The jury heard evidence of diminution in value and projected costs necessary to protect the property from future harm.  They also heard about Homeowner’s personal strife in dealing with the run-off problem, which resulted in “injury to his peace of mind and feelings.”  In the end, the jury found Developer liable and awarded Homeowner almost $1 million, plus attorney fees, costs, and punitive damages.

Analysis

Developer claims that the jury award, which included both diminution-in-value damages along with future repair costs, resulted in impermissible duplication.  But as explained by a Supreme Court opinion, there are certain situations in which recovery of diminution damages and repair costs would be permissible.

In such cases, notwithstanding remedial measures undertaken by the injured party, there remains a diminution in value of the property, and an award of only the costs of remedying the defects will not fully compensate the injured party.

As a result, the court allowed Homeowner to recover damages for diminution in value in addition to future remediation costs.

Second, Developer argued that the jury should have apportioned some of the damages to certain non-parties – thereby reducing damages recoverable from Developer.  As noted above, the court did not require apportionment of damages because Developer did not provide the statutory notice required by O.C.G.A. § 51-12-33(d).

Negligence or fault of a nonparty shall be considered if the plaintiff entered into a settlement agreement with the nonparty or if a defending party gives notice not later than 120 days prior to the date of trial that a nonparty was wholly or partially at fault; and (2)[t]he notice shall be given by filing a pleading in the action designating the nonparty and setting forth the nonparty’s name and last known address, or the best identification of the nonparty which is possible under the circumstances, together with a brief statement of the basis for believing the nonparty to be at fault.

Since Developer did not file the notice required by this statute, the jury was not required to apportion the fault among non-parties.
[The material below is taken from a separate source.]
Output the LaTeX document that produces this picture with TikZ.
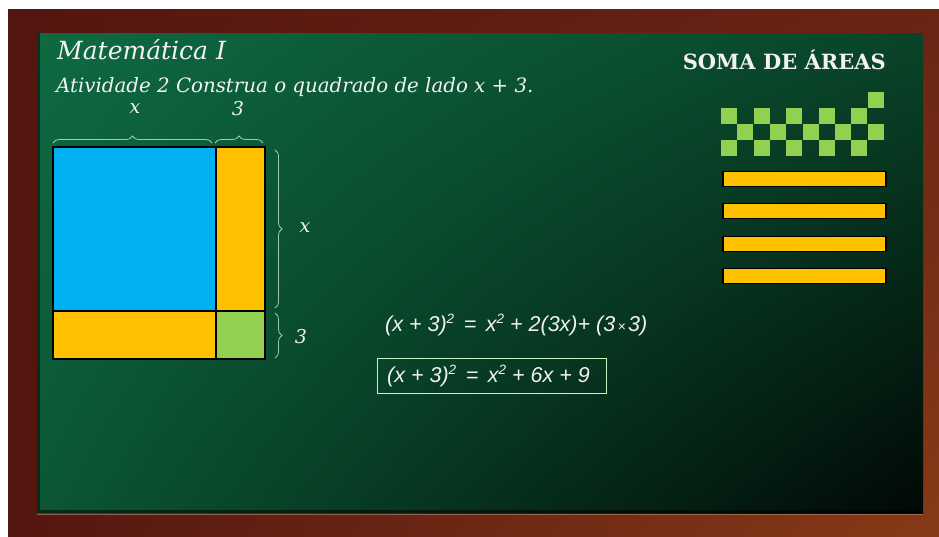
\documentclass[tikz,border=0pt]{standalone}
\usepackage{fontspec}
\setmainfont{DejaVu Serif}
\newfontfamily\eqfont{Liberation Sans}
\usetikzlibrary{decorations.pathreplacing,shadings}
\definecolor{wooddark}{HTML}{531610}
\definecolor{woodmid}{HTML}{6A2414}
\definecolor{woodlight}{HTML}{873A18}
\definecolor{boardA}{HTML}{0E6A42}
\definecolor{boardB}{HTML}{094429}
\definecolor{boardC}{HTML}{0B5734}
\definecolor{boardD}{HTML}{010805}
\definecolor{sqblue}{HTML}{00B0F0}
\definecolor{sqorange}{HTML}{FFC000}
\definecolor{sqgreen}{HTML}{92D050}
\definecolor{chalk}{HTML}{F2F2F2}
\newcommand{\sqd}{\raisebox{0.72ex}{\fontsize{13.5}{15}\selectfont 2}}
\tikzset{
  tile/.style={draw=black, line width=1.8pt, inner sep=0pt, outer sep=0pt},
  bar/.style={draw=black, line width=1.5pt, fill=sqorange, inner sep=0pt, minimum width=163pt, minimum height=15pt},
  cell/.style={fill=sqgreen, inner sep=0pt, minimum size=16pt},
  bracestyle/.style={draw=chalk!85!green, opacity=0.75, line width=0.8pt, decorate},
  lbl/.style={text=chalk, font=\itshape\fontsize{19}{22}\selectfont, inner sep=0pt},
  eq/.style={text=chalk, font=\eqfont\itshape\fontsize{21.5}{25}\selectfont, inner sep=0pt, anchor=west}
}
\begin{document}
\begin{tikzpicture}[x=1pt,y=-1pt]
\useasboundingbox (0,0) rectangle (939,536);
\fill[white] (0,0) rectangle (939,536);
% wooden frame
\shade[upper left=wooddark, upper right=woodmid, lower left=wooddark, lower right=woodlight] (8,9) rectangle (939,536);
% board
\shade[upper left=boardA, upper right=boardB, lower left=boardC, lower right=boardD] (37,33) rectangle (923,513);
\draw[black, opacity=0.5, line width=3pt] (38.5,33) -- (38.5,511.5) -- (923,511.5);
\draw[woodlight!60!white, opacity=0.6, line width=0.8pt] (37,514) -- (923,514);

% titles
\node[text=chalk, font=\itshape\fontsize{25}{28}\selectfont, anchor=west, inner sep=0pt] (title) at (57,50) {Matemática I};
\node[text=chalk, font=\itshape\fontsize{19.8}{23}\selectfont, anchor=west, inner sep=0pt] (task) at (56,87) {Atividade 2 Construa o quadrado de lado x + 3.};
\node[text=chalk, font=\bfseries\fontsize{21}{25}\selectfont, anchor=east, inner sep=0pt] (soma) at (886,60) {SOMA DE ÁREAS};

% square decomposition
\node[tile, fill=sqblue, minimum width=163pt, minimum height=164pt] (xx) at (134.5,229) {};
\node[tile, fill=sqorange, minimum width=49pt, minimum height=164pt] (x3) at (240.5,229) {};
\node[tile, fill=sqorange, minimum width=163pt, minimum height=48pt] (3x) at (134.5,335) {};
\node[tile, fill=sqgreen, minimum width=49pt, minimum height=48pt] (33) at (240.5,335) {};

% braces
\draw[bracestyle, decoration={brace, amplitude=7pt}] (53,143) -- (212,143);
\draw[bracestyle, decoration={brace, amplitude=7pt}] (215,143) -- (263,143);
\draw[bracestyle, decoration={brace, amplitude=7pt}] (275,150) -- (275,308);
\draw[bracestyle, decoration={brace, amplitude=7pt}] (275,313) -- (275,358);
\node[lbl] (lx1) at (135,109) {x};
\node[lbl] (l31) at (238,109) {3};
\node[lbl] (lx2) at (305,228) {x};
\node[lbl] (l32) at (301,337) {3};

% equations
\node[eq] (eq1) at (385,325) {(x + 3)\sqd\ \,=\, x\sqd\ + 2(3x)+ (3{\fontsize{14}{15}\selectfont\,×\,}3)};
\node[eq] (eq2) at (387,376) {(x + 3)\sqd\ \,=\, x\sqd\ + 6x + 9};
\draw[chalk!80!green, line width=0.8pt] (377,358) rectangle (606,393);

% unit squares
\node[cell] (c09) at (876,100) {};
\foreach \c in {0,2,4,6,8} {
  \node[cell] (c1\c) at (729+16.3*\c,116) {};
  \node[cell] (c3\c) at (729+16.3*\c,148) {};
}
\foreach \c in {1,3,5,7,9} {
  \node[cell] (c2\c) at (729+16.3*\c,132) {};
}
% bars
\node[bar] (b1) at (804.5,179) {};
\node[bar] (b2) at (804.5,211) {};
\node[bar] (b3) at (804.5,244) {};
\node[bar] (b4) at (804.5,276) {};
\end{tikzpicture}
\end{document}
Developer argued that the rule only applies to named non-parties, not unnamed non-parties.  Based on this argument, the jury should have considered the fault of unnamed non-parties.  The court, however, rejected Developer’s argument.  The above-cited rule “provides the mechanism by which the defendant exercises its statutory right to have such non-party tortfeasors presented to the jury.”  The failure to comply with the statutory mechanism effectively resulted in a waiver of Developer’s right to apportionment of damages among non-parties.